Australia's major galleries always draw in their biggest audiences with blockbuster exhibitions of artworks brought in from across the world. But many of them have extraordinary artworks hidden away in their own collections, and regularly curate those rarely seen pieces in new and intriguing ways. Those exhibitions can be every bit as rewarding as the major blockbusters – and they're nearly always free, like this one is.

Compass is curated by the Museum of Contemporary Art's Clothilde Bullen, who's responsible for the gallery's Indigenous and Torres Strait Islander collection. As you might expect, there's plenty of work by Indigenous artists in this small but punchy exhibition of women artists in the MCA's smaller first floor gallery. Highlights include Lorraine Connelly-Northey's 'Three rivers country', a huge sculpture of corrugated iron, tin and barbed wire that's a map of the Murrumbidgee, Lachlan and Macquarie Rivers, Frances Djulibing's 'Yukuwa' sculpture of cockatoo feathers and banyan tree bark, and three of Lindy Lee's "weather drawings": huge suspended scrolls that have been exposed to the elements and weathered in beautiful ways.

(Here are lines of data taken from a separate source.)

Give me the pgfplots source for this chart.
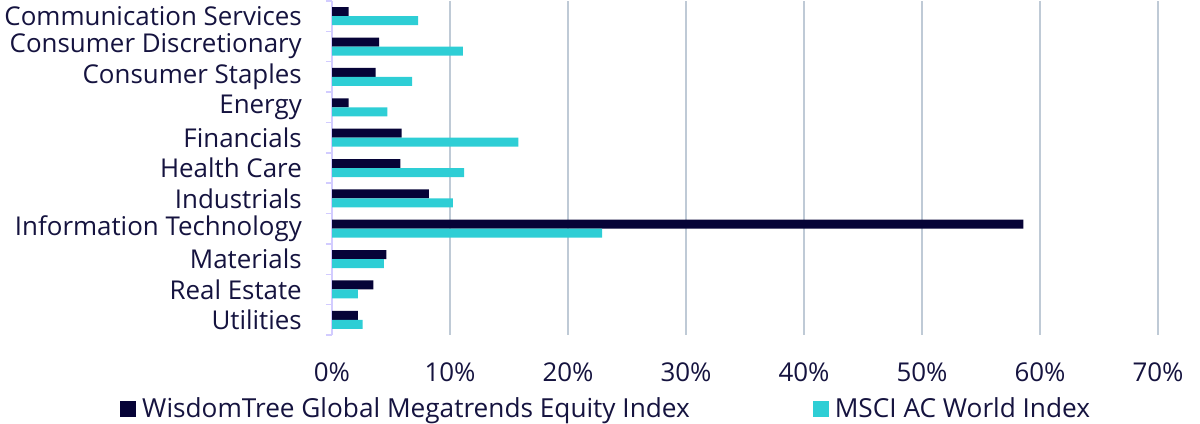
\documentclass[border=0pt]{standalone}
\usepackage{fontspec}
\setmainfont{Open Sans}
\usepackage{pgfplots}
\pgfplotsset{compat=1.18}
\definecolor{wtdark}{HTML}{060337}
\definecolor{wtcyan}{HTML}{2ECED5}
\definecolor{wtgrid}{HTML}{BFCAD6}
\definecolor{wtaxis}{HTML}{D2CCFF}
\definecolor{wttext}{HTML}{15133F}
\begin{document}
\begin{tikzpicture}
\useasboundingbox (0,0) rectangle (1200bp,424bp);
\begin{axis}[
  at={(332bp,89bp)}, anchor=south west,
  scale only axis, width=826bp, height=334bp,
  xbar, bar width=9bp,
  xmin=0, xmax=70,
  ymin=-0.5, ymax=10.5, y dir=reverse,
  xtick={0,10,...,70},
  xticklabel={\pgfmathprintnumber{\tick}\%},
  xticklabel style={anchor=base, yshift=-46bp, inner sep=0pt},
  ytick={0,...,10},
  yticklabels={Communication Services,Consumer Discretionary,Consumer Staples,Energy,Financials,Health Care,Industrials,Information Technology,Materials,Real Estate,Utilities},
  yticklabel style={anchor=east, inner sep=0pt, xshift=-30bp},
  extra y ticks={-0.5,0.5,...,10.5},
  extra y tick labels={},
  extra y tick style={major tick length=6bp, tick align=outside, tick style={draw=wtaxis, line width=1.5bp}, grid=none},
  major tick length=0pt,
  xmajorgrids, major grid style={draw=wtgrid, line width=2bp},
  axis x line*=bottom, axis y line*=left,
  x axis line style={draw=none},
  y axis line style={draw=wtaxis, line width=2bp, -},
  every tick label/.append style={font=\fontsize{26}{28}\selectfont, text=wttext},
  /pgf/number format/assume math mode=true,
  legend style={at={(-0.2566,-0.2207)}, anchor=west, draw=none, fill=none,
    legend columns=2, font=\fontsize{26.3}{28}\selectfont, text=wttext,
    /tikz/every even column/.append style={column sep=117bp},
    inner sep=0pt, row sep=0pt, nodes={inner xsep=6bp}},
  legend cell align=left,
]
\addplot[fill=wtdark, draw=none, bar shift=4.5bp,
  legend image code/.code={\fill[wtdark] (0bp,-8bp) rectangle (16bp,8bp);}]
  coordinates {(1.4,0) (4.0,1) (3.7,2) (1.4,3) (5.9,4) (5.8,5) (8.2,6) (58.6,7) (4.6,8) (3.5,9) (2.2,10)};
\addplot[fill=wtcyan, draw=none, bar shift=-4.5bp,
  legend image code/.code={\fill[wtcyan] (0bp,-8bp) rectangle (16bp,8bp);}]
  coordinates {(7.3,0) (11.1,1) (6.8,2) (4.7,3) (15.8,4) (11.2,5) (10.25,6) (22.9,7) (4.4,8) (2.2,9) (2.6,10)};
\legend{WisdomTree Global Megatrends Equity Index, MSCI AC World Index}
\end{axis}
\end{tikzpicture}
\end{document}
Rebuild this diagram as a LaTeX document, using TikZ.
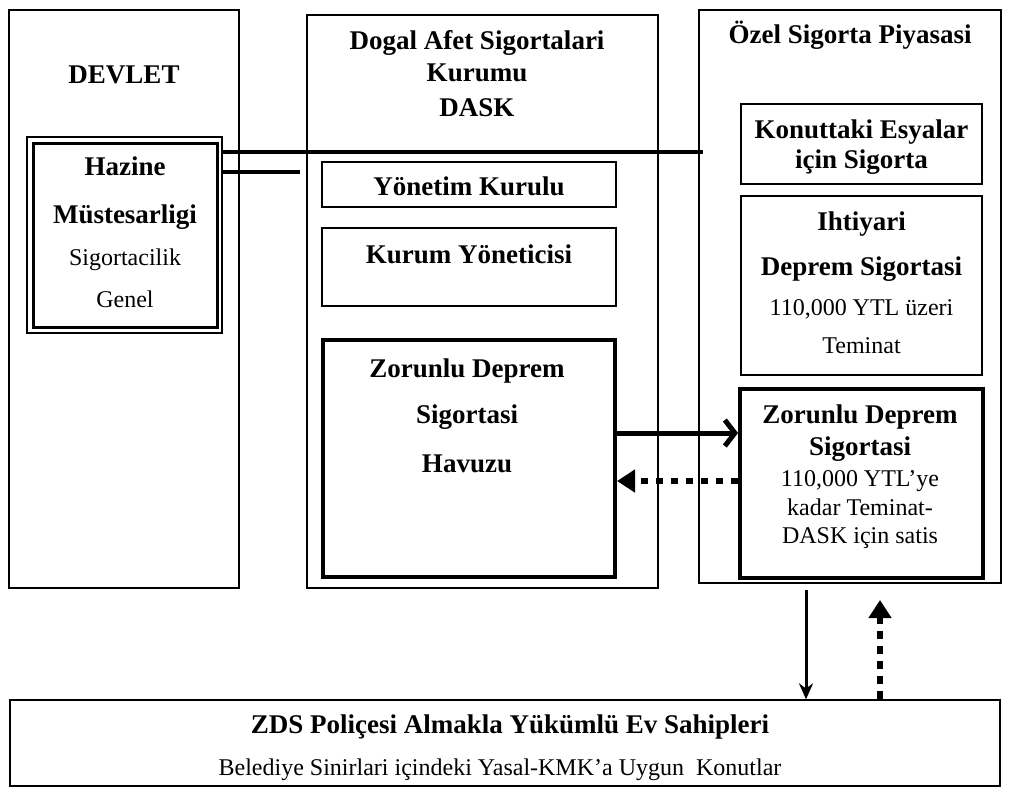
\documentclass[tikz,border=0pt]{standalone}
\usepackage{fontspec}
\setmainfont{Liberation Serif}
\usetikzlibrary{arrows.meta}

\begin{document}
\begin{tikzpicture}[x=1pt, y=-1pt,
	box/.style={draw, line width=1.3pt, inner sep=0pt},
	bigbox/.style={draw, line width=4pt, inner sep=0pt},
	ttl/.style={anchor=base, inner sep=0pt, font=\fontsize{27}{32}\selectfont\bfseries},
	txt/.style={anchor=base, inner sep=0pt, font=\fontsize{24}{28}\selectfont},
	link/.style={line width=4pt},
	pay/.style={line width=5pt, -{Straight Barb[length=10pt, width=26pt]}},
	back/.style={line width=6pt, dash pattern=on 7pt off 8pt, -{Triangle[length=18pt, width=22pt]}},
	down/.style={line width=3pt, -{Stealth[length=16pt, width=14pt]}},
	up/.style={line width=5.5pt, dash pattern=on 8pt off 7pt, -{Triangle[length=18pt, width=22pt]}}]

\useasboundingbox (0,0) rectangle (1011,788);

%\draw[step=50pt, gray!30] (0,0) grid (1011,788);

% columns
\node[box, minimum width=230pt, minimum height=578pt] (devlet) at (124,299) {};
\node[box, minimum width=351pt, minimum height=573pt] (dask) at (482.5,301.5) {};
\node[box, minimum width=302pt, minimum height=573pt] (ozel) at (850,296.5) {};

\node[ttl] (devletT) at (124,83) {DEVLET};
\node[ttl] (daskT1) at (477,49) {Dogal Afet Sigortalari};
\node[ttl] (daskT2) at (477,81) {Kurumu};
\node[ttl] (daskT3) at (477,116) {DASK};
\node[ttl] (ozelT) at (850,43) {Özel Sigorta Piyasasi};

% Hazine
\node[box, minimum width=195pt, minimum height=196pt] (hazineO) at (124.5,235) {};
\node[draw, line width=3pt, minimum width=184pt, minimum height=184pt] (hazine) at (125,235) {};
\node[ttl] (hazineT1) at (125,175) {Hazine};
\node[ttl] (hazineT2) at (125,223) {Müstesarligi};
\node[txt] (hazineT3) at (125,265) {Sigortacilik};
\node[txt] (hazineT4) at (125,307) {Genel};

% DASK
\node[box, minimum width=294pt, minimum height=45pt] (yonetim) at (469,184.5) {};
\node[ttl] (yonetimT) at (469,195) {Yönetim Kurulu};
\node[box, minimum width=294pt, minimum height=78pt] (kurum) at (469,267) {};
\node[ttl] (kurumT) at (469,263) {Kurum Yöneticisi};
\node[bigbox, minimum width=292pt, minimum height=237pt] (havuz) at (469,458.5) {};
\node[ttl] (havuzT1) at (467,377) {Zorunlu Deprem};
\node[ttl] (havuzT2) at (467,423) {Sigortasi};
\node[ttl] (havuzT3) at (467,472) {Havuzu};

% Ozel
\node[box, minimum width=241pt, minimum height=80pt] (konut) at (861.5,144) {};
\node[ttl] (konutT1) at (861.5,138) {Konuttaki Esyalar};
\node[ttl] (konutT2) at (861.5,168) {için Sigorta};
\node[box, minimum width=241pt, minimum height=179pt] (ihtiyari) at (861.5,285.5) {};
\node[ttl] (ihtiyariT1) at (861.5,230) {Ihtiyari};
\node[ttl] (ihtiyariT2) at (861.5,275) {Deprem Sigortasi};
\node[txt] (ihtiyariT3) at (861.5,315) {110,000 YTL üzeri};
\node[txt] (ihtiyariT4) at (861.5,353) {Teminat};
\node[bigbox, minimum width=243pt, minimum height=189pt] (zorunlu) at (861.5,483.5) {};
\node[ttl] (zorunluT1) at (860,423) {Zorunlu Deprem};
\node[ttl] (zorunluT2) at (860,455) {Sigortasi};
\node[txt] (zorunluT3) at (860,486) {110,000 YTL’ye};
\node[txt] (zorunluT4) at (860,515) {kadar Teminat-};
\node[txt] (zorunluT5) at (860,543) {DASK için satis};

% ev sahipleri
\node[box, minimum width=990pt, minimum height=86pt] (zds) at (505,743) {};
\node[ttl] (zdsT1) at (510,733) {ZDS Poliçesi Almakla Yükümlü Ev Sahipleri};
\node[txt] (zdsT2) at (500,775) {Belediye Sinirlari içindeki Yasal-KMK’a Uygun\ \ Konutlar};

% connectors
\coordinate (l1) at (703,152);
\coordinate (l2) at (300,172);
\draw[link] (l1 -| hazineO.east) -- (l1);
\draw[link] (l2 -| hazineO.east) -- (l2);

\coordinate (p1) at (615,433);
\coordinate (p2) at (740,481);
\draw[pay] (p1 -| havuz.east) -- (p1 -| zorunlu.west);
\draw[back] (p2 -| zorunlu.west) -- (p2 -| havuz.east);

\coordinate (v1) at (806,590);
\coordinate (v2) at (880,600);
\draw[down] (v1) -- (v1 |- zds.north);
\draw[up] (v2 |- zds.north) -- (v2);

\end{tikzpicture}
\end{document}
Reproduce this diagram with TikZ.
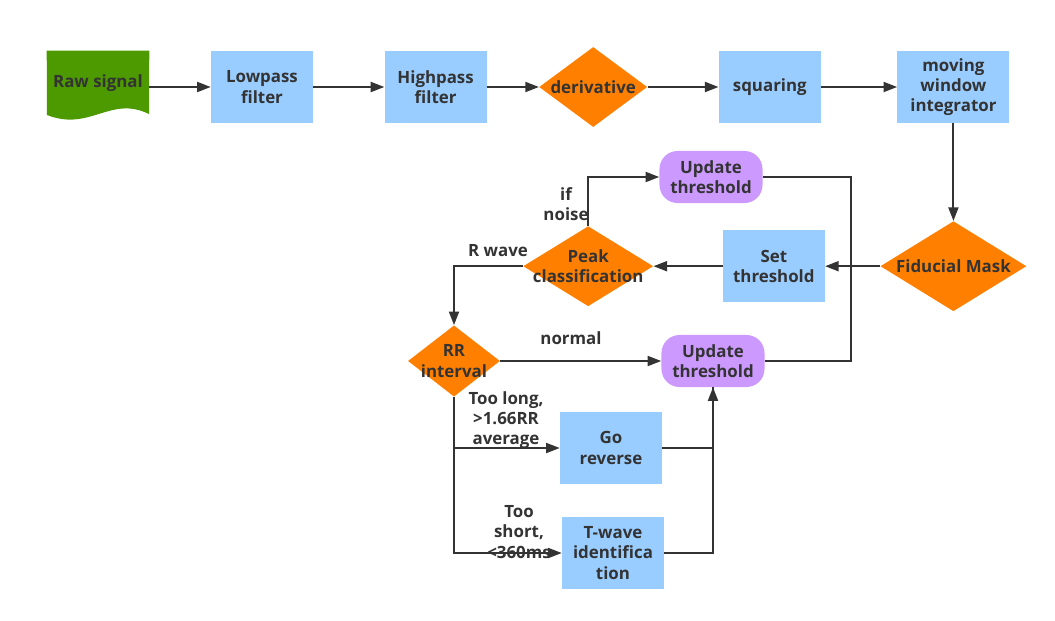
\documentclass[tikz,border=0pt]{standalone}
\usepackage{fontspec}
\setmainfont{Open Sans}
\usetikzlibrary{arrows.meta,positioning,shapes.geometric,backgrounds}
\definecolor{rawgreen}{RGB}{77,153,0}
\definecolor{procblue}{RGB}{153,204,255}
\definecolor{decorange}{RGB}{255,128,0}
\definecolor{updpurple}{RGB}{204,153,255}
\definecolor{inkgray}{RGB}{51,51,51}

\begin{document}
\begin{tikzpicture}[x=0.025cm,y=-0.025cm,
  font=\fontsize{12}{14.3}\selectfont\bfseries, text=inkgray,
  proc/.style={rectangle,fill=procblue,minimum width=2.55cm,minimum height=1.8cm,align=center,inner sep=1pt},
  decision/.style={diamond,fill=decorange,inner sep=0pt},
  dtext/.style={align=center,text=inkgray},
  update/.style={rectangle,rounded corners=0.45cm,fill=updpurple,minimum width=2.575cm,minimum height=1.3cm,align=center},
  tag/.style={align=center},
  arr/.style={draw=inkgray,line width=1.4pt,-{Triangle[length=3.4mm,width=2.5mm]}},
  wire/.style={draw=inkgray,line width=1.4pt}]
\useasboundingbox (0,0) rectangle (1055,620);
% top row
\node[minimum width=2.55cm,minimum height=1.6cm,inner sep=0pt] (raw) at (98,83) {Raw signal};
\begin{scope}[on background layer]
\fill[rawgreen] (raw.north west) -- (raw.north east) -- (149,114)
  .. controls (110,95) and (90,132) .. (47,115) -- cycle;
\end{scope}
\node[proc] (lowp) at (262,87) {Lowpass\\filter};
\node[proc, right=1.775cm of lowp] (highp) {Highpass\\filter};
\node[decision, minimum width=2.7cm, minimum height=2cm, right=1.3cm of highp,
  label={[dtext]center:derivative}] (deriv) {};
\node[proc, right=1.775cm of deriv] (squar) {squaring};
\node[proc, minimum width=2.8cm, minimum height=1.78cm, right=1.9cm of squar] (mwi) {moving\\window\\integrator};
% detection row
\node[decision, minimum width=3.65cm, minimum height=2.25cm, below=2.45cm of mwi,
  label={[dtext]center:Fiducial Mask}] (fid) {};
\node[proc, left=1.375cm of fid] (setth) {Set\\threshold};
\node[decision, minimum width=3.25cm, minimum height=2cm, left=1.725cm of setth,
  label={[dtext]center:{Peak\\classification}}] (peak) {};
\node[update] (upd1) at (711,177) {Update\\threshold};
% RR branch
\node[decision, minimum width=2.3cm, minimum height=1.78cm,
  label={[dtext]center:{RR\\interval}}] (rr) at (454,361) {};
\node[update] (upd2) at (713,361) {Update\\threshold};
\node[proc] (goback) at (611,448) {Go\\reverse};
\node[proc] (twave) at (613,553) {T-wave\\identifica\\tion};
\coordinate (loopx) at (851,270);
% connectors
\draw[arr] (raw.east |- lowp.west) -- (lowp.west);
\draw[arr] (lowp) -- (highp);
\draw[arr] (highp) -- (deriv);
\draw[arr] (deriv) -- (squar);
\draw[arr] (squar) -- (mwi);
\draw[arr] (mwi) -- (fid);
\draw[arr] (fid) -- (setth);
\draw[arr] (setth) -- (peak);
\draw[arr] (peak.north) |- (upd1.west);
\draw[arr] (peak.west) -| (rr.north);
\draw[arr] (rr.east) -- (upd2.west);
\draw[arr] (rr.south) |- (twave.west);
\draw[arr] (rr.south |- goback.west) -- (goback.west);
\draw[wire] (goback.east) -| (upd2.south);
\draw[arr] (twave.east) -| (upd2.south);
\draw[wire] (upd1.east) -| (loopx) |- (upd2.east);
% labels
\node[tag] (lblnoise) at (566,204) {if\\noise};
\node[tag] (lblr) at (498,251) {R wave};
\node[tag] (lblnorm) at (571,338) {normal};
\node[tag] (lbllong) at (506,420) {Too long,\\>1.66RR\\average};
\node[tag] (lblshort) at (519,532) {Too\\short,\\<360ms};
\end{tikzpicture}
\end{document}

You can also see Maria Kozic's 'Bitch', an early music video exploring how women are labelled and defined, and Gosia Wlodarczak's 'A Room Without a View', which documents a durational performance that the artist performed in Melbourne in 2019. It's made up of nine panels that made up a windowless box, in which she lived for 17 days. She drew all that she could perceive and see across the surfaces of those panels.